- Griffin Swartzell
Erika Mullett has a lot to say about infusions. The Brooklyn's on Boulder bartender says that infusing regular spirits with fruit, herbs, spices, teas, vegetables and more is her favorite part of making cocktails. She's been working on a few infusions for Brooklyn's on Boulder Street's new menu, which debuted on April 13. One that I had the chance to sample directly is a strawberry-black pepper-vanilla-infused Lee Spirits gin. It's not too fruity — really, it's barely fruity at all, with the pepper's fragrance and smooth vanilla leading.
"I'm really into doing savory and sweet mixed together," she says. "I've done a cinnamon-black pepper-pear in vodka once, and it was stunning." She paired the flavors with sweet vermouth and skipped the whiskey to make a rich, complex Manhattan analog.
For Mullett, infusing is a way to introduce flavors — from herbs to candy — into a drink that she couldn't otherwise. They add versatility and panache to her bar menu, yes, but they can also be a point of access to craft cocktail composition for the hobbyist.
The basics of infusion — put tasty stuff in booze and wait until the booze tastes different — are pretty basic, but Mullett has a few factors she considers in planning her infusions. Higher-ABV base spirits, like gin or vodka, extract flavors faster than lower-ABV bases like vermouth. Any underripe or off tastes in the ingredient will go into the booze. Tannins found in tea and black pepper get astringent fast and require close monitoring. Fresh herbs pack a punch, but the alcohol will start to pull grassy chlorophyll after a day or two. Alcohol pulls the oils out of fruit first, but it will also pull flavors from seeds, peels and any stickers or residues on the surface of the fruit.
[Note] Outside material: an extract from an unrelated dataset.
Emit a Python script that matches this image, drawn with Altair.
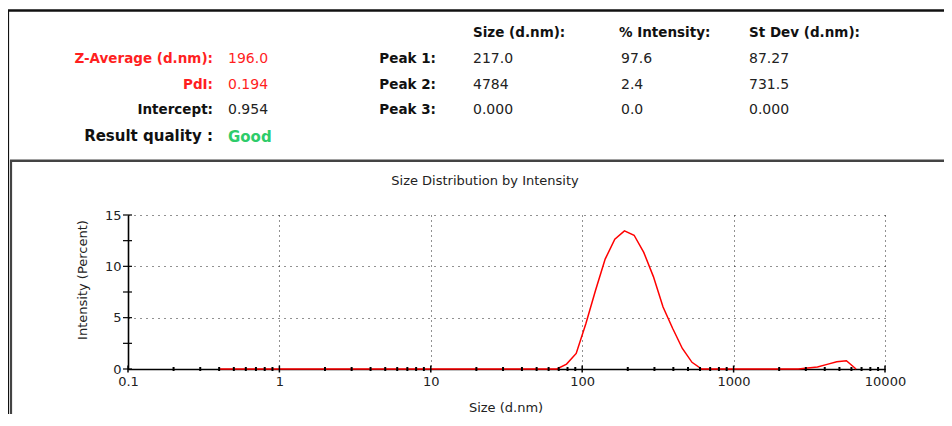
import altair as alt
import pandas as pd

# ---------------- data ----------------
sizes = [0.4, 0.4632, 0.5365, 0.6213, 0.7195, 0.8332, 0.9649, 1.117, 1.294, 1.499,
         1.736, 2.01, 2.328, 2.696, 3.122, 3.615, 4.187, 4.849, 5.615, 6.503,
         7.531, 8.721, 10.1, 11.7, 13.54, 15.69, 18.17, 21.04, 24.36, 28.21,
         32.67, 37.84, 43.82, 50.75, 58.77, 68.06, 78.82, 91.28, 105.7, 122.4,
         141.8, 164.2, 190.1, 220.2, 255.0, 295.3, 342.0, 396.1, 458.7, 531.2,
         615.1, 712.4, 825.0, 955.4, 1106, 1281, 1484, 1718, 1990, 2305,
         2669, 3091, 3580, 4145, 4801, 5560, 6439]
intensity = [0, 0, 0, 0, 0, 0, 0, 0, 0, 0,
             0, 0, 0, 0, 0, 0, 0, 0, 0, 0,
             0, 0, 0, 0, 0, 0, 0, 0, 0, 0,
             0, 0, 0, 0, 0, 0, 0.48, 1.52, 4.4, 7.65,
             10.7, 12.65, 13.45, 13.03, 11.36, 9.0, 6.03, 3.94, 2.0, 0.65,
             0, 0, 0, 0, 0, 0, 0, 0, 0, 0,
             0, 0.1, 0.2, 0.45, 0.71, 0.8, 0]

x_ticks = [0.1, 1, 10, 100, 1000, 10000]
x_minor_mult = [2, 3, 4, 5, 6, 7, 8, 9]
x_minor_decades = [0.1, 1, 10, 100, 1000]
y_ticks = [0, 5, 10, 15]
y_minor = [2.5, 7.5, 12.5]

row_labels = ["Z-Average (d.nm):", "PdI:", "Intercept:"]
row_values = ["196.0", "0.194", "0.954"]
quality_label = "Result quality :"
quality_value = "Good"
peak_labels = ["Peak 1:", "Peak 2:", "Peak 3:"]
col_headers = ["Size (d.nm):", "% Intensity:", "St Dev (d.nm):"]
peak_size = ["217.0", "4784", "0.000"]
peak_int = ["97.6", "2.4", "0.0"]
peak_sd = ["87.27", "731.5", "0.000"]

chart_title = "Size Distribution by Intensity"
x_title = "Size (d.nm)"
y_title = "Intensity (Percent)"

# ---------------- layout ----------------
FONT = "DejaVu Sans"
OX, OY = 128, 215          # page position of plot origin
W, H = 757, 154
RED, GREEN, BLK = "#ff1f1f", "#2ecc6a", "#111111"


def rx(v):
    return v - OX


def ry(v):
    return v - OY


x_enc = alt.X("size:Q",
              scale=alt.Scale(type="log", domain=[0.1, 10000], nice=False),
              axis=alt.Axis(values=x_ticks, title=None, format="~g", grid=True,
                            gridDash=[1, 4], gridColor="#222", gridWidth=1,
                            ticks=False, domainColor="#000", domainWidth=1.6,
                            labelFont=FONT, labelFontSize=13, labelColor="#222",
                            labelPadding=6, labelOverlap=False, labelFlush=False))
y_enc = alt.Y("intensity:Q",
              scale=alt.Scale(domain=[0, 15], nice=False, zero=True),
              axis=alt.Axis(values=y_ticks, title=None, format="d", grid=True,
                            gridDash=[1, 5], gridColor="#222", gridWidth=1,
                            ticks=False, domainColor="#000", domainWidth=1.6,
                            labelFont=FONT, labelFontSize=13, labelColor="#222",
                            labelPadding=7))

line_df = pd.DataFrame({"size": sizes, "intensity": intensity})
line = alt.Chart(line_df).mark_line(color="#ff0000", strokeWidth=1.5).encode(x=x_enc, y=y_enc)

# ticks
major_df = pd.DataFrame({"size": x_ticks})
xmajor = alt.Chart(major_df).mark_rule(color="#000", strokeWidth=1.5).encode(
    x=x_enc, y=alt.value(H - 3.5), y2=alt.value(H + 3.5))
minor_vals = [d * m for d in x_minor_decades for m in x_minor_mult]
minor_df = pd.DataFrame({"size": minor_vals})
xminor = alt.Chart(minor_df).mark_rule(color="#000", strokeWidth=2).encode(
    x=x_enc, y=alt.value(H - 2), y2=alt.value(H + 2))
ytick_df = pd.DataFrame({"intensity": y_ticks + y_minor})
yticks = alt.Chart(ytick_df).mark_rule(color="#000", strokeWidth=1.2).encode(
    y=y_enc, x=alt.value(-5), x2=alt.value(4))

# borders
one = pd.DataFrame({"a": [0]})
borders = []
for (x1, x2, y1, y2, c, w) in [
    (8, 952, 10.5, 10.5, "#111", 2.5),
    (8, 8, 10, 426, "#111", 2.2),
    (10, 952, 160.7, 160.7, "#444", 2.5),
    (11, 11, 160, 426, "#444", 2.2),
]:
    borders.append(alt.Chart(one).mark_rule(color=c, strokeWidth=w).encode(
        x=alt.value(rx(x1)), x2=alt.value(rx(x2)), y=alt.value(ry(y1)), y2=alt.value(ry(y2))))

# text items
items = []  # text, px, py, color, size, align, weight
row_y = [58.5, 84.5, 110]
row_colors = [RED, RED, BLK]
for lab, val, yy, c in zip(row_labels, row_values, row_y, row_colors):
    items.append((lab, 213, yy, c, 13.5, "right", "bold"))
    items.append((val, 228, yy, c if c == RED else "#222", 14, "left", "normal"))
items.append((quality_label, 213, 136, BLK, 15, "right", "bold"))
items.append((quality_value, 228, 136.5, GREEN, 15, "left", "bold"))
for lab, yy in zip(peak_labels, row_y):
    items.append((lab, 436, yy, BLK, 13.5, "right", "bold"))
col_x = [473, 619, 749]
for h, xx in zip(col_headers, col_x):
    items.append((h, xx, 33, BLK, 13.5, "left", "bold"))
for col, xx in zip([peak_size, peak_int, peak_sd], [473, 621, 749]):
    for v, yy in zip(col, row_y):
        items.append((v, xx, yy, "#222", 14, "left", "normal"))
items.append((chart_title, 485, 180.5, "#222", 13, "center", "normal"))
items.append((x_title, 506, 408, "#222", 13, "center", "normal"))

tdf = pd.DataFrame(items, columns=["text", "px", "py", "color", "fs", "align", "weight"])
tdf["px"] = tdf["px"] - OX
tdf["py"] = tdf["py"] - OY

text_layers = []
for (al, wt), sub in tdf.groupby(["align", "weight"]):
    text_layers.append(
        alt.Chart(sub).mark_text(font=FONT, fontWeight=wt, align=al, baseline="middle").encode(
            x=alt.X("px:Q", scale=None, axis=None),
            y=alt.Y("py:Q", scale=None, axis=None),
            text="text:N",
            color=alt.Color("color:N", scale=None, legend=None),
            size=alt.Size("fs:Q", scale=None, legend=None),
        ))

ytitle = alt.Chart(one).mark_text(font=FONT, fontSize=13, color="#222", angle=270,
                                   align="center", baseline="middle").encode(
    x=alt.value(rx(83)), y=alt.value(ry(280)), text=alt.value(y_title))

chart = alt.layer(line, xmajor, xminor, yticks, *borders, *text_layers, ytitle).properties(
    width=W, height=H,
    padding={"left": 120, "top": 207, "right": 59, "bottom": 45},
    autosize=alt.AutoSizeParams(type="none"),
    background="white",
).configure_view(stroke=None)

chart.save("out.html", embed_options={"renderer": "svg", "actions": False})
Mullett recommends infusing in an air-tight container with an easily removable lid, like a Mason jar. To help zero in on the flavor she wants, she tastes hers frequently — some ingredients, like teas, can contribute a strong flavor within as little as two hours. Mullett does err potent with her infusions' flavor profiles, and not just because diluting is more reliable than re-infusing.
"If you're making an infusion or a syrup, you want to make it angry," she says, quoting long-held advice from another bartender. "You want to make it angry to the point that it can stand on its own and be its own product. Then, when it comes together in a cocktail, it doesn't get lost."